Single by The Shadows
- B-side: "The Stranger"
- Released: 4 November 1960
- Recorded: 7 October 1960
- Studio: EMI Studios, London
- Genre: Instrumental rock
- Length: 1:58
- Label: Columbia
- Composer(s): Michael Carr
- Producer(s): Norrie Paramor

The Shadows singles chronology
| "Apache" (1960) | "Man of Mystery" (1960) | "F.B.I." (1961) |

= Man of Mystery =

1960 single by the Shadows

"Man of Mystery" is an instrumental rock piece by the Shadows, released as a single in November 1960. It peaked at number 5 on the UK Singles Chart.

==Background and release==
"Man of Mystery" was written by Michael Carr for the theme tune for the film series Edgar Wallace Mysteries, based on the books by Edgar Wallace. For the first three series, "Man of Mystery" was a "slow and haunting arrangement featuring flute, accordion and string section". However, from the fourth series, an up-tempo beat version featuring an electric guitar and percussion was used.

The Shadows recorded their version of "Man of Mystery" in October 1960 and it was released as a double A-sided single with "The Stranger" in November. "Man of Mystery" was released in the US and Canada by Atlantic Records in February 1962, with the flip side "Kon Tiki", which had been released as a single in the UK in September 1961.

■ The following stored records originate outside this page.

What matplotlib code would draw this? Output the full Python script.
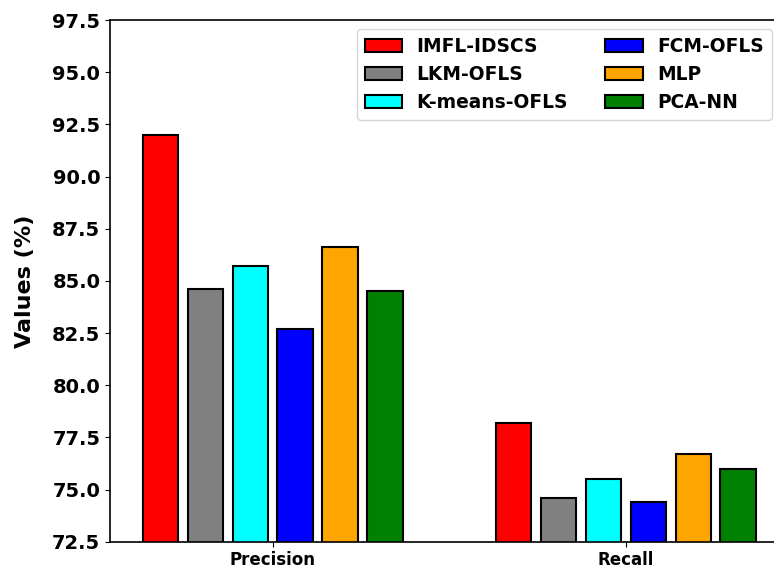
import matplotlib
matplotlib.use("Agg")
import matplotlib.pyplot as plt
import numpy as np

metrics = ["Precision", "Recall"]
methods = ["IMFL-IDSCS", "LKM-OFLS", "K-means-OFLS", "FCM-OFLS", "MLP", "PCA-NN"]
colors = ["red", "gray", "cyan", "blue", "orange", "green"]

precision = [92.0, 84.6, 85.7, 82.7, 86.6, 84.5]
recall = [78.2, 74.6, 75.5, 74.4, 76.7, 76.0]

fig = plt.figure(figsize=(7.74, 5.71), dpi=100)
# right spine sits just past the image edge, as in the reference
ax = fig.add_axes([110 / 774, 1 - 541.7 / 571, 671 / 774, 521.7 / 571])

x = np.arange(len(metrics))
width = 0.1
step = 0.127
for i, name in enumerate(methods):
    vals = [precision[i], recall[i]]
    ax.bar(x + (i - 2.5) * step, vals, width, color=colors[i],
           edgecolor="black", linewidth=1.5, label=name)

ax.set_ylim(72.5, 97.5)
ax.set_xlim(-0.4605, 1.4388)
ax.set_yticks(np.arange(72.5, 97.6, 2.5))
ax.set_yticklabels([f"{v:.1f}" for v in np.arange(72.5, 97.6, 2.5)],
                   fontsize=14, fontweight="bold")
ax.set_xticks(x)
ax.set_xticklabels(metrics, fontsize=12, fontweight="bold")
ax.set_ylabel("Values (%)", fontsize=16, fontweight="bold", labelpad=12)
for s in ax.spines.values():
    s.set_linewidth(1.2)

leg = ax.legend(ncol=2, loc="upper right", prop={"size": 13.4, "weight": "bold"})

fig.savefig("out.png", dpi=100)
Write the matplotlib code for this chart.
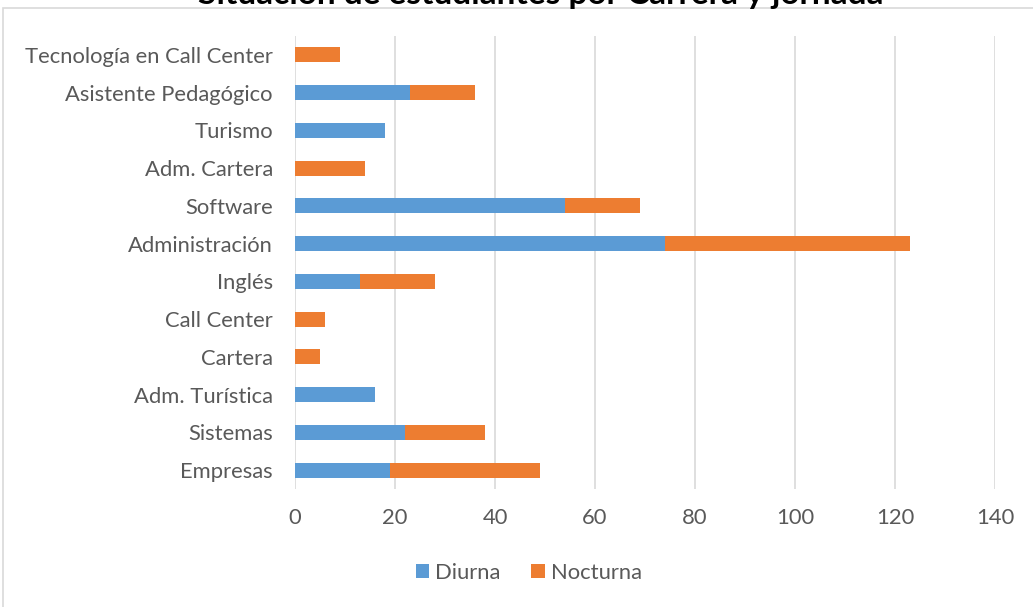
import numpy as np
import matplotlib
matplotlib.use("Agg")
import matplotlib.pyplot as plt
from matplotlib.patches import Rectangle

plt.rcParams['font.family'] = ['Lato', 'DejaVu Sans']

carreras = ["Empresas", "Sistemas", "Adm. Turística", "Cartera", "Call Center", "Inglés",
            "Administración", "Software", "Adm. Cartera", "Turismo",
            "Asistente Pedagógico", "Tecnología en Call Center"]
diurna = [19, 22, 16, 0, 0, 13, 74, 54, 0, 18, 23, 0]
nocturna = [30, 16, 0, 5, 6, 15, 49, 15, 14, 0, 13, 9]
xticks = [0, 20, 40, 60, 80, 100, 120, 140]

azul = "#5B9BD5"
naranja = "#ED7D31"
gris = "#595959"

fig = plt.figure(figsize=(10.33, 6.07), dpi=100)
ax = fig.add_axes([295/1033, 1-489/607, 700/1033, 453/607])

y = np.arange(len(carreras))
ax.barh(y, diurna, height=0.4, color=azul, label="Diurna", zorder=3)
ax.barh(y, nocturna, left=diurna, height=0.4, color=naranja, label="Nocturna", zorder=3)

ax.set_xlim(0, 140)
ax.set_ylim(-0.5, len(carreras) - 0.5)
ax.set_xticks(xticks)
ax.set_yticks(y)
ax.set_yticklabels(carreras)
ax.tick_params(axis='both', length=0, labelsize=15.8, colors=gris)
ax.tick_params(axis='y', pad=16)
ax.tick_params(axis='x', pad=14)
ax.grid(axis='x', color="#D9D9D9", linewidth=1.2, zorder=0)
for s in ax.spines.values():
    s.set_visible(False)

fig.legend(loc="center", bbox_to_anchor=(0.512, 1-573/607), ncol=2, frameon=False,
           fontsize=15.8, labelcolor=gris, handlelength=0.6, handleheight=0.6,
           columnspacing=1.4, handletextpad=0.3)

# marco del gráfico
fig.patches.append(Rectangle((3/1033, -0.1), 1.2, 1-8/607+0.1, transform=fig.transFigure,
                             fill=False, edgecolor="#D9D9D9", linewidth=1.2))

fig.text(0.523, 1-4/607, "Situación de estudiantes por Carrera y jornada",
         ha="center", va="baseline", fontsize=24, fontweight="bold", color="black")

fig.savefig("out.png", dpi=100)
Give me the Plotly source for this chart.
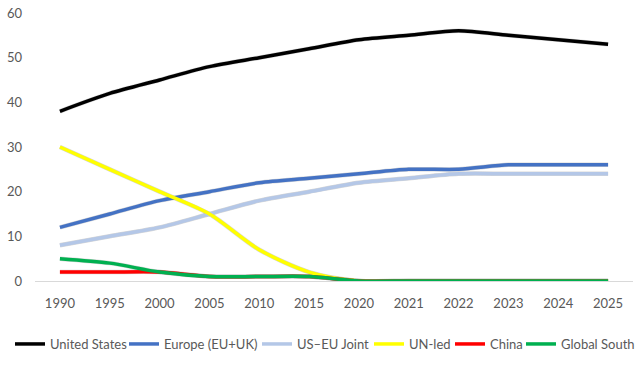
import plotly.graph_objects as go

years = ["1990", "1995", "2000", "2005", "2010", "2015", "2020", "2021", "2022", "2023", "2024", "2025"]
united_states = [38, 42, 45, 48, 50, 52, 54, 55, 56, 55, 54, 53]
europe = [12, 15, 18, 20, 22, 23, 24, 25, 25, 26, 26, 26]
us_eu_joint = [8, 10, 12, 15, 18, 20, 22, 23, 24, 24, 24, 24]
un_led = [30, 25, 20, 15, 7, 2, 0, 0, 0, 0, 0, 0]
china = [2, 2, 2, 1, 1, 1, 0, 0, 0, 0, 0, 0]
global_south = [5, 4, 2, 1, 1, 1, 0, 0, 0, 0, 0, 0]

series = [
    ("United States", united_states, "#000000"),
    ("Europe (EU+UK)", europe, "#4472C4"),
    ("US–EU Joint", us_eu_joint, "#B4C7E7"),
    ("UN-led", un_led, "#FFFF00"),
    ("China", china, "#FF0000"),
    ("Global South", global_south, "#00B050"),
]
# left edge (px) of each legend entry box
legend_box_x = [10, 124, 257, 369, 450, 521]

W, H = 644, 373
font_fam = "Lato, Liberation Sans, sans-serif"

fig = go.Figure()

# soft drop shadows on the base axes (drawn underneath)
for name, vals, col in series:
    fig.add_trace(go.Scatter(
        x=years, y=vals, mode="lines", name=name, showlegend=False,
        hoverinfo="skip",
        line=dict(color="rgba(0,0,0,0.16)", width=4.5, shape="spline", smoothing=0.8),
        xaxis="x", yaxis="y",
    ))

legends = {}
for i, (name, vals, col) in enumerate(series):
    lname = "legend" if i == 0 else f"legend{i+1}"
    fig.add_trace(go.Scatter(
        x=years, y=vals, mode="lines", name=name, legend=lname,
        line=dict(color=col, width=3.5, shape="spline", smoothing=0.8),
        xaxis="x2", yaxis="y2",
    ))
    legends[lname] = dict(
        xref="container", yref="container",
        x=legend_box_x[i] / W, xanchor="left",
        y=1 - 344 / H, yanchor="middle",
        orientation="h", borderwidth=0, bgcolor="rgba(0,0,0,0)",
        font=dict(family=font_fam, size=13, color="#595959"),
    )

ml, mr, mt, mb = 33, 11, 11, 92
ph = H - mt - mb
pw = W - ml - mr
dy = 2 / ph
dx = 2 / pw

fig.update_layout(
    width=W, height=H,
    margin=dict(l=ml, r=mr, t=mt, b=mb, autoexpand=False),
    paper_bgcolor="white", plot_bgcolor="white",
    font=dict(family=font_fam, size=13, color="#595959"),
    showlegend=True,
    # shadow axes (offset right/down by ~2px)
    xaxis=dict(
        type="category", range=[-0.5, 11.5], domain=[dx, 1],
        visible=False, anchor="y",
    ),
    yaxis=dict(
        range=[0, 60], domain=[0, 1 - dy], visible=False, anchor="x",
    ),
    # main visible axes
    xaxis2=dict(
        type="category", range=[-0.5, 11.5], domain=[0, 1 - dx],
        overlaying="x", anchor="y2",
        showgrid=False, showline=True, linecolor="#D9D9D9", linewidth=1,
        ticks="", zeroline=False, ticklabelstandoff=10,
        tickfont=dict(family=font_fam, size=13, color="#595959"),
    ),
    yaxis2=dict(
        range=[0, 60], dtick=10, domain=[dy, 1], overlaying="y", anchor="x2",
        showgrid=False, showline=False, zeroline=False, ticks="",
        ticklabelstandoff=12,
        tickfont=dict(family=font_fam, size=13, color="#595959"),
    ),
    **legends,
)

fig.write_html(
    "out.html",
    config={"displayModeBar": False},
    post_script="document.body.style.margin='0';document.body.style.padding='0';",
)
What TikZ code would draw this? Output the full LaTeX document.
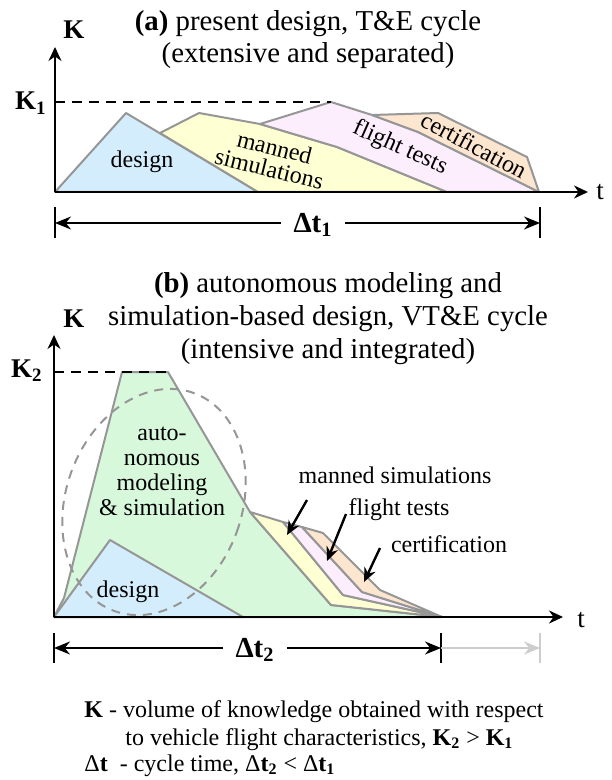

Reviewing for Disc, Don Nicholl wrote of "Man of Mystery" that the "melody is forceful without being complicated. The instrumentalists play it with inbuilt excitement that ought to have jukes rattling everywhere". He also described "The Stranger" as "another fairly solid instrumental with a theme that's rather reminiscent of some western tunes which have gone before".

==Track listing==
7": Columbia / DB 4530
1. "Man of Mystery" – 1:58
2. "The Stranger" – 2:37

7": Atlantic / 2135 (US and Canada, 1962)
1. "Man of Mystery" – 2:00
2. "Kon Tiki" – 1:55

==Charts==
"Man of Mystery"

| Chart (1960–61) | Peak position |
|---|---|
| Netherlands (Single Top 100) | 14 |
| UK Singles (OCC) | 5 |

"The Stranger"

| Chart (1961) | Peak position |
|---|---|
| Australia (Kent Music Report) | 88 |

== Cover versions ==
- In 1961, American musician Chet Atkins released a cover of the song as a single.
- In 1965, American guitarist Al Caiola covered the song on his album Sounds for Spies and Private Eyes.
- In 1976, English guitarist Bert Weedon covered the song on his compilation album 22 Golden Guitar Greats.
- In 1981, English producer Nigel Wright, as Mojo, sampled the song on his Shadows medley single "Dance On", which peaked at number 70 on the UK Singles Chart.
- In 1994, Danish singer Tommy Seebach, as Seebach Band, covered the song on his album Instrumental Megahits 1.
- In 2007, Muse released a cover of the song for the CD included with the 13 June edition of NME magazine. The edition was to promote their Wembley Stadium concerts the same week. The song was recorded remotely using their laptops whilst working overnight on their tour bus.
- In 2016, French guitarist Noël Akchoté covered the song on his album Shot Gun – Plays the Shadows.
- In 2024, French Gypsy Jazz group Basilic Swing covered this song on its album Caravane.